__Task input__

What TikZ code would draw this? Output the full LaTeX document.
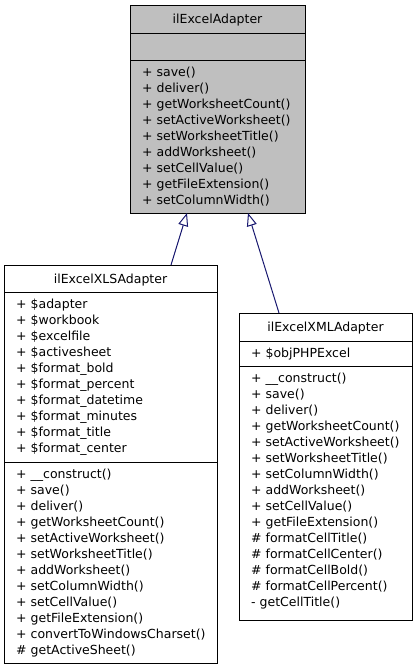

---

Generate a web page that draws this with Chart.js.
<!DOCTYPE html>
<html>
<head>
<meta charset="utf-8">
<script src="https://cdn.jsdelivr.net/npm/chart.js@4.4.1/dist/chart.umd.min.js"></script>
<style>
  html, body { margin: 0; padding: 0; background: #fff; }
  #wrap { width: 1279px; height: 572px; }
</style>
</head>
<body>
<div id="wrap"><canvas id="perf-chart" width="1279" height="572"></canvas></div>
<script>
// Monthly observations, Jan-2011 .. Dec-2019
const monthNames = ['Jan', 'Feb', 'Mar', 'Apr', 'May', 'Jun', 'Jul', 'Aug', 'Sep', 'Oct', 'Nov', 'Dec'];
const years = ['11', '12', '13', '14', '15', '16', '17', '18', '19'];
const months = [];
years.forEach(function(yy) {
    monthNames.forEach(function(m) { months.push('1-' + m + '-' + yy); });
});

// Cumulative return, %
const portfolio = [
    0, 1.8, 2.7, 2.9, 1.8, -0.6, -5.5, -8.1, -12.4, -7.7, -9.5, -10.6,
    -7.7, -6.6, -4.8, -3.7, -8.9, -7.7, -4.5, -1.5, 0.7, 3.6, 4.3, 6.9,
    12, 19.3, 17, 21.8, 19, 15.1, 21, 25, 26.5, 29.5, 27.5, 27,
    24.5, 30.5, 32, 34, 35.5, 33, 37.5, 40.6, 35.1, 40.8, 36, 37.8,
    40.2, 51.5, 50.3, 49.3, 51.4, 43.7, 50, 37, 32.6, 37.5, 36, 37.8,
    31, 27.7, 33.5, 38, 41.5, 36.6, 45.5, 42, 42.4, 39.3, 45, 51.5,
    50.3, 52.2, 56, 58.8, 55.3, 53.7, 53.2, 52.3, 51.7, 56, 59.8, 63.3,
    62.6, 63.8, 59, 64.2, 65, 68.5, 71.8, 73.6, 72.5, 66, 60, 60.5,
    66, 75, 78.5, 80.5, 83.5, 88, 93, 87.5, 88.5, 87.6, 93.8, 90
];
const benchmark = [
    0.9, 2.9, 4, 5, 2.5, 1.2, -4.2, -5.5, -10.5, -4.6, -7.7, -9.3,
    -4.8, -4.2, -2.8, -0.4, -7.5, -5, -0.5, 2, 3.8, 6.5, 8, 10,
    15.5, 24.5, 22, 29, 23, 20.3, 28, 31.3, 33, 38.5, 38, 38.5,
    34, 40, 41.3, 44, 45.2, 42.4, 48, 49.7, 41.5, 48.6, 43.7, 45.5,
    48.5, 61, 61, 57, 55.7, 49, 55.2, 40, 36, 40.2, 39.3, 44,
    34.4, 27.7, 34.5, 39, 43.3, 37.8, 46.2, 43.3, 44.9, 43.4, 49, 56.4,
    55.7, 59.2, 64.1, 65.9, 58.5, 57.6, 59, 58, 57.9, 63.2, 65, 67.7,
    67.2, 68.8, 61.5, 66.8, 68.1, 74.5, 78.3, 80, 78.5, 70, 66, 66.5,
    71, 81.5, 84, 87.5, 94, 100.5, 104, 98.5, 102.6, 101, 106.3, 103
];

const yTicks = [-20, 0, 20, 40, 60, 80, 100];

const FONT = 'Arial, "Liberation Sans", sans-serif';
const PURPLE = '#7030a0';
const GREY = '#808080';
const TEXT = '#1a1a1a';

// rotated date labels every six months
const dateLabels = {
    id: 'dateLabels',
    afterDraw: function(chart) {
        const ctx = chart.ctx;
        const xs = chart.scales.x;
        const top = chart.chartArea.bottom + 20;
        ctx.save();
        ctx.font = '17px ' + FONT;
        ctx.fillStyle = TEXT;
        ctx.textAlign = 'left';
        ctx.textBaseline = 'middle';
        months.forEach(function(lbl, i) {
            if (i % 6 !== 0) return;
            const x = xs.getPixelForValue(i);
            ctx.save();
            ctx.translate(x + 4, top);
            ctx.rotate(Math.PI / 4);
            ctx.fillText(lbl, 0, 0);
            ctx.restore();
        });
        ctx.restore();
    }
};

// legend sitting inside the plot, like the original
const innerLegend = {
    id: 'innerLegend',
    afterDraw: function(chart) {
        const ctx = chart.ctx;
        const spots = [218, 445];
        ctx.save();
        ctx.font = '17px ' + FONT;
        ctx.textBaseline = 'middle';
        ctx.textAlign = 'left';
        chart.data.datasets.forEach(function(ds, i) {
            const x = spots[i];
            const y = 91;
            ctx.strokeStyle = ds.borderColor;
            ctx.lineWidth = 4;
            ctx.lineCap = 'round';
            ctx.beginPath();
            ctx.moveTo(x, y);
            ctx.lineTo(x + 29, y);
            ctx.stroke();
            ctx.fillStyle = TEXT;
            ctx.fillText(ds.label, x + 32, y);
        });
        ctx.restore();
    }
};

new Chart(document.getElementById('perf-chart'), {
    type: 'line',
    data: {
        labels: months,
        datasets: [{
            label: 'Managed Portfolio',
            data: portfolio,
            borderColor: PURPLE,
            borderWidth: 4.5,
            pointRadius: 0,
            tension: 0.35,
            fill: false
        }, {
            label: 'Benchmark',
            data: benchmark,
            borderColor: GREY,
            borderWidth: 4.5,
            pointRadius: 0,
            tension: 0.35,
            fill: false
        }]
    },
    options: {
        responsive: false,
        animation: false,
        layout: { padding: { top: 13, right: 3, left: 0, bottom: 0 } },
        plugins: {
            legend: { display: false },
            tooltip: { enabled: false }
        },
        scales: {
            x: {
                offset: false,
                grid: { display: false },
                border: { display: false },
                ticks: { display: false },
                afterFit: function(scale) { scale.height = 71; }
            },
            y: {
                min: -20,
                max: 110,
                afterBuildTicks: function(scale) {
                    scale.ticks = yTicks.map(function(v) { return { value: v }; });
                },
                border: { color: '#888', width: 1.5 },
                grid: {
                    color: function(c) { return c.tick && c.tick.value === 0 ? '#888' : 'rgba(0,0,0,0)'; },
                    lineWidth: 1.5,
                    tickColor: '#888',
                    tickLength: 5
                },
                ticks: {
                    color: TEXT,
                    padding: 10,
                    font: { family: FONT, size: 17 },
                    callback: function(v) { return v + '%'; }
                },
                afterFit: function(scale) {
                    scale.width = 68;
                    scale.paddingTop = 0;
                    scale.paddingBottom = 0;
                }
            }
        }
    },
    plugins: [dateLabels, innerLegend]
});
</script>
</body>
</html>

--

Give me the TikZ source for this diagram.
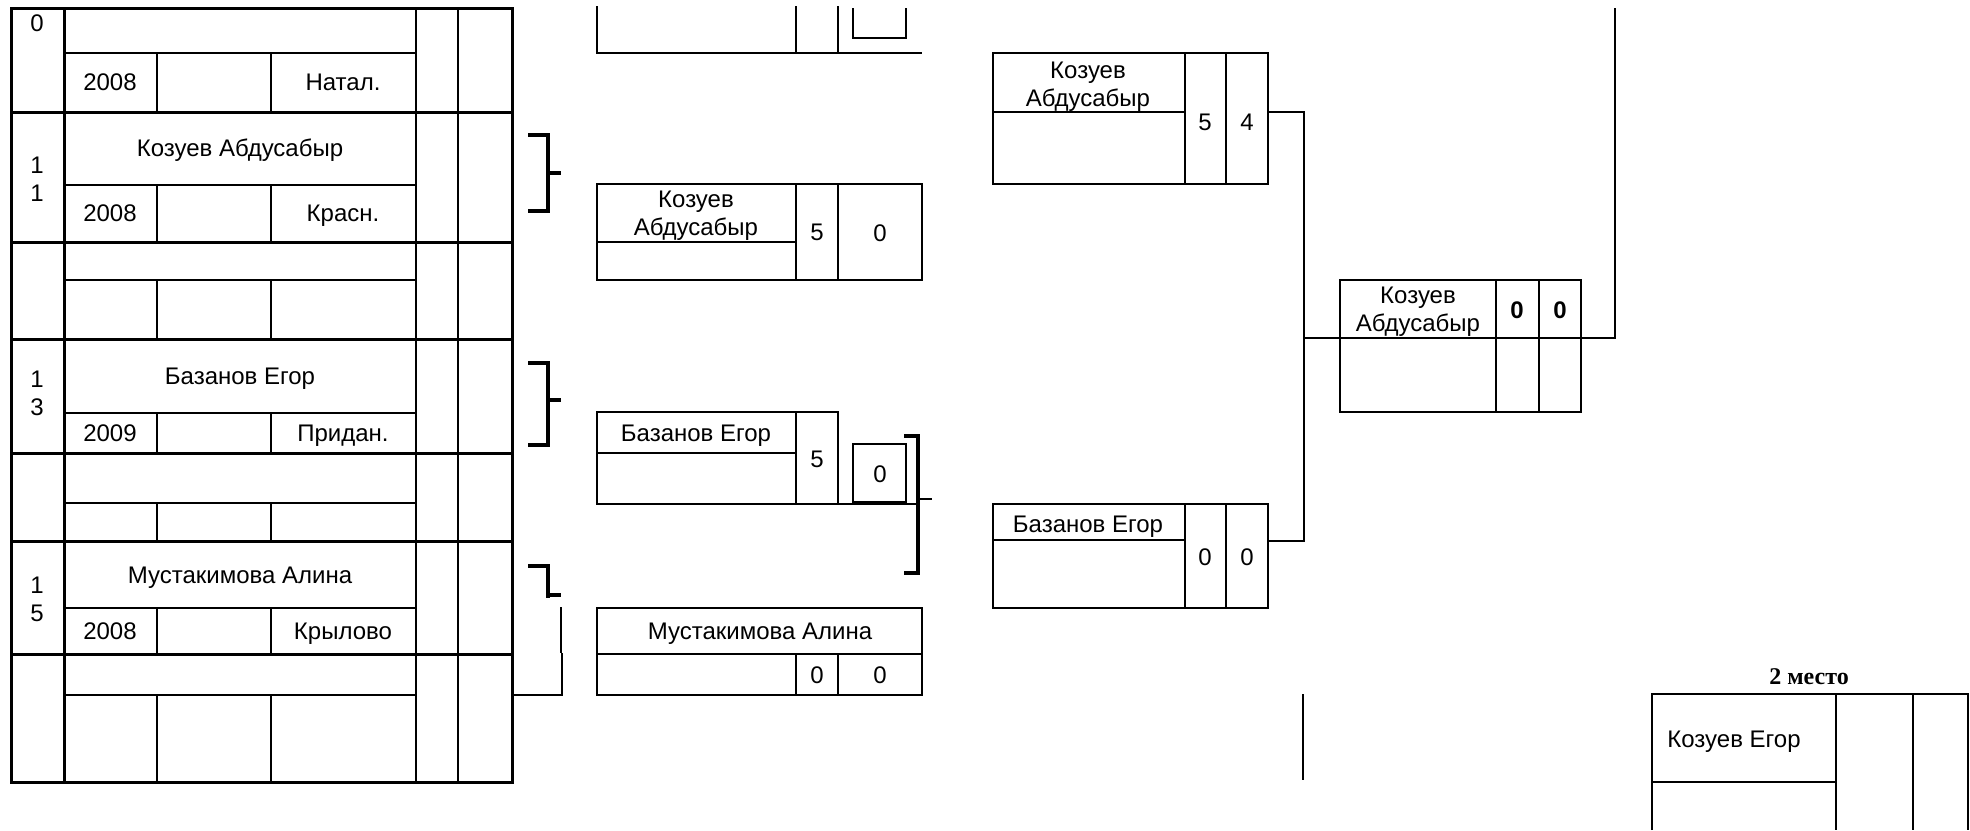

__Goal of the exercise__
Copy out all lines where the word "this" appears.

__Exercise solution__
What TikZ code would draw this? Output the full LaTeX document.
Generate a web page that draws this with Chart.js.
Give me the TikZ source for this diagram.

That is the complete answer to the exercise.